In January 2003 Jeremiah Grossman disclosed a technique to bypass the HttpOnly¹ cookie restriction. He named it Cross-Site Tracing (XST), unwittingly starting a trend to attach "cross-site" to as many web-related vulns as possible.

Unfortunately, the "XS" in XST evokes similarity to XSS (Cross-Site Scripting) which often leads to a mistaken belief that XST is a method for injecting JavaScript. (Thankfully, character encoding attacks have avoided the term Cross-Site Unicode, XSU.) Although XST attacks rely on JavaScript to exploit the flaw, the underlying problem is not the injection of JavaScript. XST is a technique for accessing headers normally restricted from JavaScript.

Confused yet?

First, let's review XSS and HTML injection. These vulns occur because a web app echoes an attacker's payload within the HTTP response body -- the HTML. This enables the attacker to modify a page's DOM by injecting characters that affect the HTML's layout, such as adding spurious characters like brackets (< and >) and quotes (' and ").

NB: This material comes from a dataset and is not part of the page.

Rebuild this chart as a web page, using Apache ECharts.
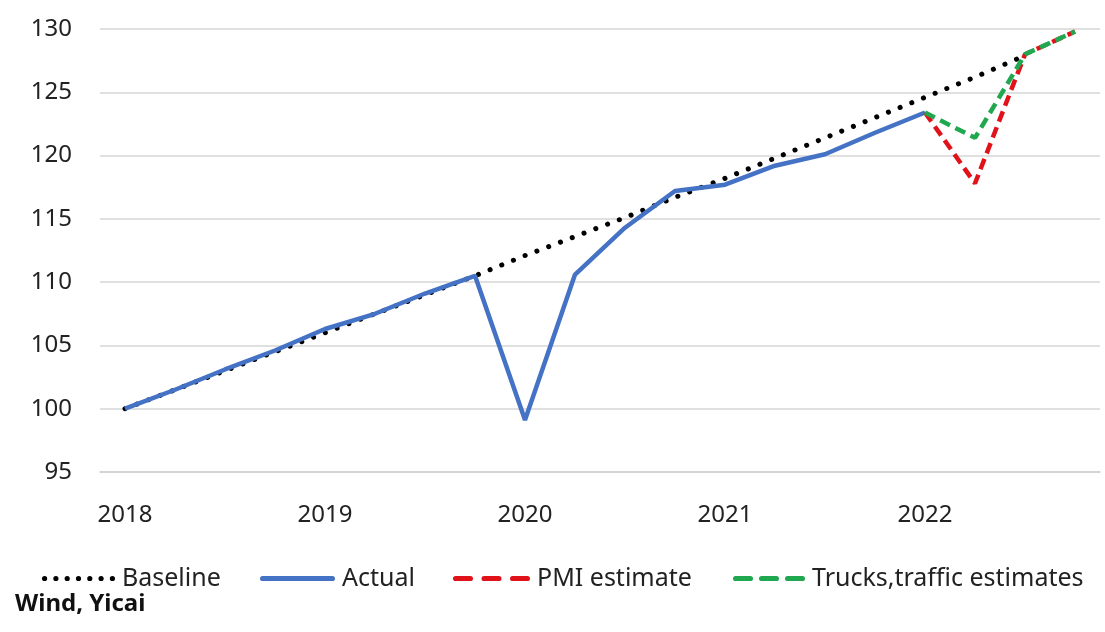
<!DOCTYPE html>
<html>
<head>
<meta charset="utf-8">
<script src="https://cdn.jsdelivr.net/npm/echarts@6/dist/echarts.min.js"></script>
<style>
html,body{margin:0;padding:0;background:#fff;}
#chart{width:1105px;height:632px;}
</style>
</head>
<body>
<div id="chart"></div>
<script>
const categories = ['2018Q1','2018Q2','2018Q3','2018Q4','2019Q1','2019Q2','2019Q3','2019Q4',
  '2020Q1','2020Q2','2020Q3','2020Q4','2021Q1','2021Q2','2021Q3','2021Q4',
  '2022Q1','2022Q2','2022Q3','2022Q4'];
const yearLabels = ['2018','2019','2020','2021','2022'];
const baseline = [100.0,101.5,103.0,104.5,106.0,107.5,109.0,110.5,112.1,113.6,115.1,116.7,118.2,119.8,121.4,123.0,124.6,126.2,127.9,null];
const actual = [100.0,101.5,103.1,104.6,106.3,107.5,109.1,110.5,99.1,110.6,114.3,117.2,117.7,119.2,120.1,121.8,123.4,null,null,null];
const pmiEstimate = [null,null,null,null,null,null,null,null,null,null,null,null,null,null,null,null,123.4,117.8,128.0,129.8];
const trucksEstimate = [null,null,null,null,null,null,null,null,null,null,null,null,null,null,null,null,123.4,121.4,128.0,129.8];
const seriesNames = ['Baseline','Actual','PMI estimate','Trucks,traffic estimates'];
const sourceText = 'Wind, Yicai';

const FONT = '"Noto Sans", "Open Sans", sans-serif';
const COLORS = ['#000000', '#4472C4', '#E0131B', '#1FA84F'];

// legend icon shapes (style only)
function capsule(x0, x1, r) {
  return 'M' + (x0 + r) + ',0 L' + (x1 - r) + ',0 A' + r + ',' + r + ' 0 0 1 ' + (x1 - r) + ',' + (2 * r) +
    ' L' + (x0 + r) + ',' + (2 * r) + ' A' + r + ',' + r + ' 0 0 1 ' + (x0 + r) + ',0 Z ';
}
function dotsPath(n, w, r) {
  let p = '';
  const step = (w - 2 * r) / (n - 1);
  for (let k = 0; k < n; k++) {
    const cx = r + k * step;
    p += 'M' + (cx - r) + ',' + r + ' A' + r + ',' + r + ' 0 1 0 ' + (cx + r) + ',' + r +
      ' A' + r + ',' + r + ' 0 1 0 ' + (cx - r) + ',' + r + ' Z ';
  }
  return 'path://' + p;
}
const legendIcons = [
  dotsPath(7, 73, 2.6),
  'path://' + capsule(0, 75, 2.6),
  'path://' + capsule(0, 20, 2.6) + capsule(28.5, 48.5, 2.6) + capsule(57, 77, 2.6),
  'path://' + capsule(0, 20, 2.6) + capsule(26, 46, 2.6) + capsule(52, 72, 2.6)
];
const legendWidths = [73, 75, 77, 72];
const legendLefts = [42, 260, 453, 733];

const chart = echarts.init(document.getElementById('chart'));
chart.setOption({
  animation: false,
  backgroundColor: '#ffffff',
  grid: {left: 100, right: 5, top: 29, bottom: 160, containLabel: false},
  title: {
    text: sourceText, left: 15, top: 592, padding: 0,
    textStyle: {fontFamily: FONT, fontSize: 24, fontWeight: 'bold', color: '#111'}
  },
  legend: seriesNames.map(function (name, i) {
    return {
      left: legendLefts[i], top: 566, padding: 0,
      itemWidth: legendWidths[i], itemHeight: 5.2,
      selectedMode: false,
      data: [{name: name, icon: legendIcons[i], itemStyle: {color: COLORS[i]}}],
      textStyle: {fontFamily: FONT, fontSize: 25, color: '#222', padding: [0, 0, 0, 2]}
    };
  }),
  xAxis: {
    type: 'category',
    data: categories,
    boundaryGap: true,
    axisLine: {lineStyle: {color: '#d0d0d0', width: 1.5}},
    axisTick: {alignWithLabel: true, interval: 0, length: 6, lineStyle: {color: '#bdbdbd', width: 1.5}},
    axisLabel: {
      interval: 0, margin: 31, fontFamily: FONT, fontSize: 24, color: '#222',
      formatter: function (v) {
        const y = v.slice(0, 4);
        return v.endsWith('Q1') && yearLabels.indexOf(y) >= 0 ? y : '';
      }
    },
    splitLine: {show: false}
  },
  yAxis: {
    type: 'value', min: 95, max: 130, interval: 5,
    axisLine: {show: false}, axisTick: {show: false},
    axisLabel: {margin: 28, fontFamily: FONT, fontSize: 24, color: '#222'},
    splitLine: {lineStyle: {color: '#d6d6d6', width: 1.5}}
  },
  series: [
    {
      name: seriesNames[0], type: 'line', data: baseline, symbol: 'none', z: 2,
      lineStyle: {color: COLORS[0], width: 5, type: [0.1, 12.5], cap: 'round'},
      itemStyle: {color: COLORS[0]}
    },
    {
      name: seriesNames[1], type: 'line', data: actual, symbol: 'none', z: 3,
      lineStyle: {color: COLORS[1], width: 4.5},
      itemStyle: {color: COLORS[1]}
    },
    {
      name: seriesNames[2], type: 'line', data: pmiEstimate, symbol: 'none', z: 4,
      lineStyle: {color: COLORS[2], width: 4.5, type: [11, 6]},
      itemStyle: {color: COLORS[2]}
    },
    {
      name: seriesNames[3], type: 'line', data: trucksEstimate, symbol: 'none', z: 5,
      lineStyle: {color: COLORS[3], width: 4.5, type: [11, 6]},
      itemStyle: {color: COLORS[3]}
    }
  ]
});
</script>
</body>
</html>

Cross-site tracing relies on HTML injection to craft an exploit within the victim's browser, but this implies that an attacker already has the capability to execute JavaScript. Thus, XST isn't about injecting <script> tags into the browser. The attacker must already be able to do that.

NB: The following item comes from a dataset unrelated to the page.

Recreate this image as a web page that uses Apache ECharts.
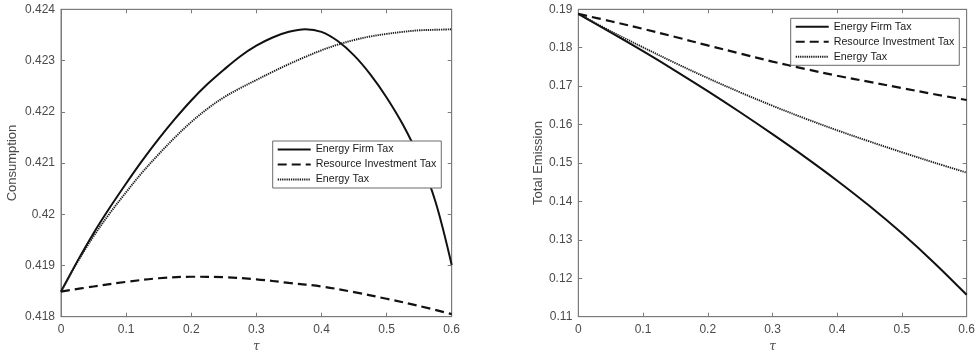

Cross-site tracing takes advantage of the fact that a web server should reflect the client's HTTP message in its respose.² The common misunderstanding of an XST attack's goal is that it uses a TRACE request to cause the server to reflect JavaScript in the HTTP response body that the browser would then execute. In the following example, the reflection of JavaScript isn't the real vuln -- the server is acting according to spec. The green and red text indicates the response body. The request was made with netcat.

The reflection of <script> tags is immaterial (the RFC even says the server should reflect the request without modification). The real outcome of an XST attack is that it exposes HTTP headers normally inaccessible to JavaScript.

To reiterate: XST attacks use the TRACE (or synonymous TRACK) method to read HTTP headers that are otherwise blocked from JavaScript access.

For example, the HttpOnly attribute of a cookie prevents JavaScript from reading that cookie's properties. The Authentication header, which for HTTP Basic Auth is simply the Base64-encoded username and password, is not part of the DOM and not directly readable by JavaScript.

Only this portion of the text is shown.